Batagak Panghulu di Sumatera Barat, Upacara Adat Minangkabau untuk Resmikan Penghulu
PADANG, iNews.id - Batagak Panghulu di Sumatera Barat (Sumbar) menjadi bentuk tradisi upacara adat ritual Minangkabau. Tradisi ini bahkan masih diturunkan hingga saat ini.
Batagak pangulu merupakan upacara adat Minangkabau dalam rangka meresmikan seseorang menjadi penghulu. Diketahui jika dalam hal ini pengangkatan atau peresmian penghulu tidak dapat dilakukan oleh keluarga yang bersangkutan saja.
Peresmian haruslah berpedoman kepada petitih adat maangkek rajo, sakato alam, maangkek penghulu sakato kaum. Tata tertib meresmikan penghulu dimulai dari rapat atau mufakat kaum, kemudian dibawa kehalaman yang artinya dibawa masalahnya ke dalam kampung lalu diangkat ke tingkat suku dan akhirnya di bawa dalam Kerapatan Adat Nagari (KAN). Yang berhak memasangkan deta panghulu (tutup kepala kebesaran penghulu) yang baru diangkat dialah pucuk adat.
Dalam sebuah penelitian mahasiswa Universitas Sumatera Utara (USU), batagak pangulu dikelompokkan atas acara adat, seremonial dan hiburan.
Terdapat perbedaan perlakuan aturan adat dan pemimpin adat terhadap penghulu yang belum dikukuhkan. Makna batagak pangulu bagi masyarakat Minangkabau adalah mengukuhkan atau melegitimasi keberadaan penghulu di Minangkabau serta mengukuhkan sako (gelar) diwariskan kepada kemenakan.
Sedangkan fungsinya yakni sebagai alat pengesahan pranata dan lembaga adat Minangkabau, sebagai pemaksa dan pengawas agar norma-norma masyarakat selalu dipatuhi anggota kaum.

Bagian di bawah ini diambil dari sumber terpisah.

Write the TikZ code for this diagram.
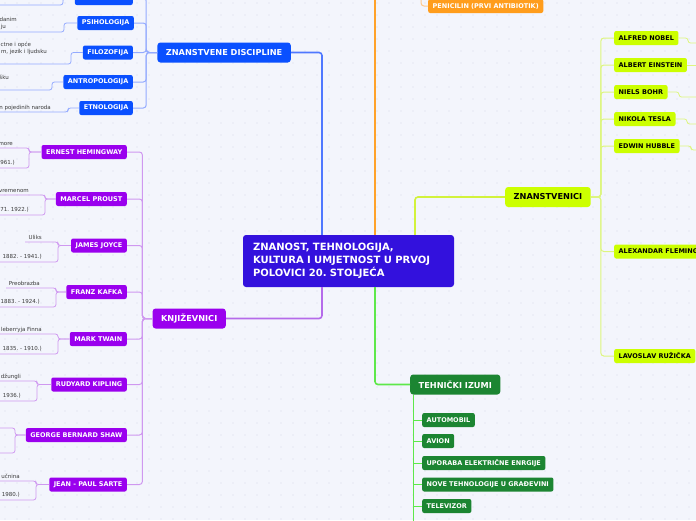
\documentclass[tikz,border=0pt]{standalone}
\usepackage{fontspec}
\setmainfont{DejaVu Sans}
\usetikzlibrary{positioning}
\frenchspacing
\definecolor{paper}{HTML}{F3F5FC}
\definecolor{dotc}{HTML}{D6DAE8}
\definecolor{rootc}{HTML}{3311DD}
\definecolor{bluec}{HTML}{0A50FF}
\definecolor{blueln}{HTML}{4F78FF}
\definecolor{bluelt}{HTML}{93AAFF}
\definecolor{orangec}{HTML}{FF9D1C}
\definecolor{orangeln}{HTML}{FFA22A}
\definecolor{orangelt}{HTML}{FFC98C}
\definecolor{limec}{HTML}{CCFF00}
\definecolor{limeln}{HTML}{D2F23C}
\definecolor{limelt}{HTML}{DDF57E}
\definecolor{greenc}{HTML}{1C8532}
\definecolor{greenln}{HTML}{5EE84A}
\definecolor{purplec}{HTML}{9A00EE}
\definecolor{purpleln}{HTML}{B56BEA}
\definecolor{purplelt}{HTML}{CF98F0}
\definecolor{leafc}{HTML}{3A3A3A}
\tikzset{
  topic/.style={rounded corners=2pt,inner xsep=4.5pt,inner ysep=0pt,minimum height=14pt,
    font=\bfseries\fontsize{6.5}{7}\selectfont,text=white},
  maintopic/.style={topic,rounded corners=3pt,inner xsep=8.5pt,minimum height=20pt,
    font=\bfseries\fontsize{8.2}{9}\selectfont},
  root/.style={fill=rootc,text=white,rounded corners=3pt,align=left,text width=191pt,
    inner xsep=10pt,minimum height=52pt,font=\bfseries\fontsize{10}{13}\selectfont},
  bt/.style={topic,fill=bluec},
  pt/.style={topic,fill=purplec},
  lt/.style={topic,fill=limec,text=black},
  gt/.style={topic,fill=greenc},
  ot/.style={topic,fill=orangec},
  leaf/.style={inner sep=0pt,anchor=base east,font=\fontsize{5.5}{6}\selectfont,text=leafc},
  trunk/.style={line width=1.6pt,rounded corners=3pt},
  link/.style={line width=1pt,rounded corners=3pt},
  under/.style={line width=0.8pt,rounded corners=2.5pt}
}
\begin{document}
\begin{tikzpicture}[x=1pt,y=-1pt]
  \useasboundingbox (0,0) rectangle (696,520);
  \fill[paper] (0,0) rectangle (696,520);
  \foreach \i in {0,...,57}{\foreach \j in {0,...,43}{\fill[dotc] (\i*12+5,\j*12+3) circle (0.55pt);}}
  \clip (0,0) rectangle (696,520);
  % centre topic
  \node[root] (root) at (348.5,261) {ZNANOST, TEHNOLOGIJA,\\KULTURA I UMJETNOST U PRVOJ\\POLOVICI 20. STOLJEĆA};
  % main topics
  \node[maintopic,fill=bluec,anchor=east] (zd) at (291,52.5) {ZNANSTVENE DISCIPLINE};
  \node[maintopic,fill=purplec,anchor=east] (kn) at (226,318.5) {KNJIŽEVNICI};
  \node[maintopic,fill=limec,text=black,anchor=west] (zn) at (505,197) {ZNANSTVENICI};
  \node[maintopic,fill=greenc,anchor=west] (ti) at (410,384.5) {TEHNIČKI IZUMI};
  \node[ot,anchor=west] (pen) at (428,6) {PENICILIN (PRVI ANTIBIOTIK)};
  % trunks
  \coordinate (xb) at (322,0);
  \coordinate (xo) at (375,-5);
  \coordinate (xl) at (415,0);
  \coordinate (xp) at (421,-5);
  \coordinate (gbot) at (413,525);
  \draw[trunk,blueln] (root.north -| xb) |- (zd.east);
  \draw[trunk,orangeln] (root.north -| xo) -- (xo);
  \draw[trunk,limeln] (root.north -| xl) |- (zn.west);
  \draw[trunk,greenln] (root.south -| xo) |- (ti.west);
  \draw[trunk,purpleln] (root.south -| xb) |- (kn.east);
  \draw[link,orangelt] (xp) |- (pen.west);
  % scientific disciplines
  \node[bt,anchor=east,minimum width=58pt] (tb) at (133,-2) {};
  \node[bt,anchor=east] (ps) at (134,23) {PSIHOLOGIJA};
  \node[bt,anchor=east] (fi) at (133,52.5) {FILOZOFIJA};
  \node[bt,anchor=east] (an) at (133,82) {ANTROPOLOGIJA};
  \node[bt,anchor=east] (et) at (133,108) {ETNOLOGIJA};
  \foreach \c in {tb,ps,fi,an,et} \draw[link,bluelt] (zd.west) -- ++(-11,0) |- (\c.east);
  \foreach \c/\vx/\vy in {tb/63/5,ps/64/32,fi/71/64,an/52/90,et/68/112}{
    \coordinate (\c-u) at (\vx,\vy);
    \draw[under,bluelt] (\c.west) -| (\c-u) -- (-5,\vy);}
  \node[leaf] (ps-t1) at (17,21.5) {danim};
  \node[leaf] (ps-t2) at (6,28.5) {ju};
  \node[leaf,anchor=base west] (fi-t1) at (0.5,46.5) {ctne i opće};
  \node[leaf] (fi-t2) at (47,53.5) {m, jezik i ljudsku};
  \node[leaf] (an-t) at (9,79.5) {šku};
  \node[leaf] (et-t) at (51,109.5) {n pojedinih naroda};
  % writers
  \foreach \c/\cy/\txt in {hem/152/ERNEST HEMINGWAY, pr/199/MARCEL PROUST, jj/245.5/JAMES JOYCE,
      fk/292/FRANZ KAFKA, mt/339/MARK TWAIN, rk/384.5/RUDYARD KIPLING,
      gb/435/GEORGE BERNARD SHAW, js/484.5/JEAN - PAUL SARTE}
    \node[pt,anchor=east] (\c) at (127,\cy) {\txt};
  \foreach \c in {hem,pr,jj,fk,mt,rk,gb,js} \draw[link,purplelt] (kn.west) -- ++(-10,0) |- (\c.east);
  \foreach \c/\vx/\ya/\yb/\xa/\toptxt/\bottxt in {
      hem/29/148/168/-5/more/961.),
      pr/45/195/215/-5/vremenom/71. 1922.),
      jj/58/242/262/25/Uliks/1882. - 1941.),
      fk/56/288/307/6/Preobrazba/1883. - 1924.),
      mt/58/334/354/-5/leberryja Finna/1835. - 1910.),
      rk/37/381/401/-5/džungli/1936.),
      gb/15/428/453/-5//,
      js/36/481/500/-5/učnina/1980.)}{
    \coordinate (\c-a) at (\vx,\ya);
    \coordinate (\c-b) at (\vx,\yb);
    \draw[under,purplelt] (\c.west) -| (\c-a) -- (\xa,\ya);
    \draw[under,purplelt] (\c.west) -| (\c-b) -- (-5,\yb);
    \node[leaf] (\c-ta) at (\vx-16,\ya-3) {\toptxt};
    \node[leaf] (\c-tb) at ({max(\vx-16,15)},\yb-4) {\bottxt};}
  % scientists
  \foreach \c/\cy/\txt in {nob/38/ALFRED NOBEL, ein/65/ALBERT EINSTEIN, boh/92/NIELS BOHR,
      tes/119/NIKOLA TESLA, hub/146/EDWIN HUBBLE, fle/251.5/ALEXANDAR FLEMING,
      ruz/356/LAVOSLAV RUŽIČKA}
    \node[lt,anchor=west] (\c) at (614,\cy) {\txt};
  \foreach \c in {nob,ein,boh,tes,hub,fle,ruz} \draw[link,limelt] (zn.east) -- ++(10,0) |- (\c.west);
  \foreach \c/\sx/\sy in {nob/688/43,boh/679/97,tes/687/124,hub/691/150}{
    \coordinate (\c-u) at (\sx,\sy);
    \draw[under,limelt] (\c.east) -| (\c-u) -- (705,\sy);}
  \coordinate (ein-u) at (705,65);
  \draw[under,limelt] (ein.east) -- (ein-u);
  % inventions
  \foreach \c/\cy/\txt in {aut/420/AUTOMOBIL, avi/441/AVION, upo/463/UPORABA ELEKTRIČNE ENRGIJE,
      nov/484.5/NOVE TEHNOLOGIJE U GRAĐEVINI, tel/506/TELEVIZOR}
    \node[gt,anchor=west] (\c) at (422,\cy) {\txt};
  \draw[link,greenln] (ti.south -| gbot) -- (gbot);
  \foreach \c in {aut,avi,upo,nov,tel} \draw[link,greenln] (\c.west -| gbot) -- (\c.west);
\end{tikzpicture}
\end{document}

View this post on Instagram
Fungsi selanjutnya yakni sebagai sistem proyeksi dan pencerminan angan-angan suatu kelompok masyarakat Minangkabau. Kemudian sebagai alat pendidikan anak, dan sebagai suatu kebanggaan di masyarakat.
Nilai dan norma yang terdapat dalam tradisi batagak pangulu juga menyimpan logika, etika, dan estetika sedangkan norma yang terdapat adalah norma agama, kesopanan, kesusilaan, kebiasaan dan hukum adat.
Sementara, kearifan lokal yang ditemukan dalam tradisi batagak pangulu gotong royong, musyawarah dan mufakat, kerukunan dan penyelesaian konflik, kebenaran dan keadilan, kesopansantunan, komitmen, keharmonisan, pengelolaan gender, dan kesetiakawanan sosial.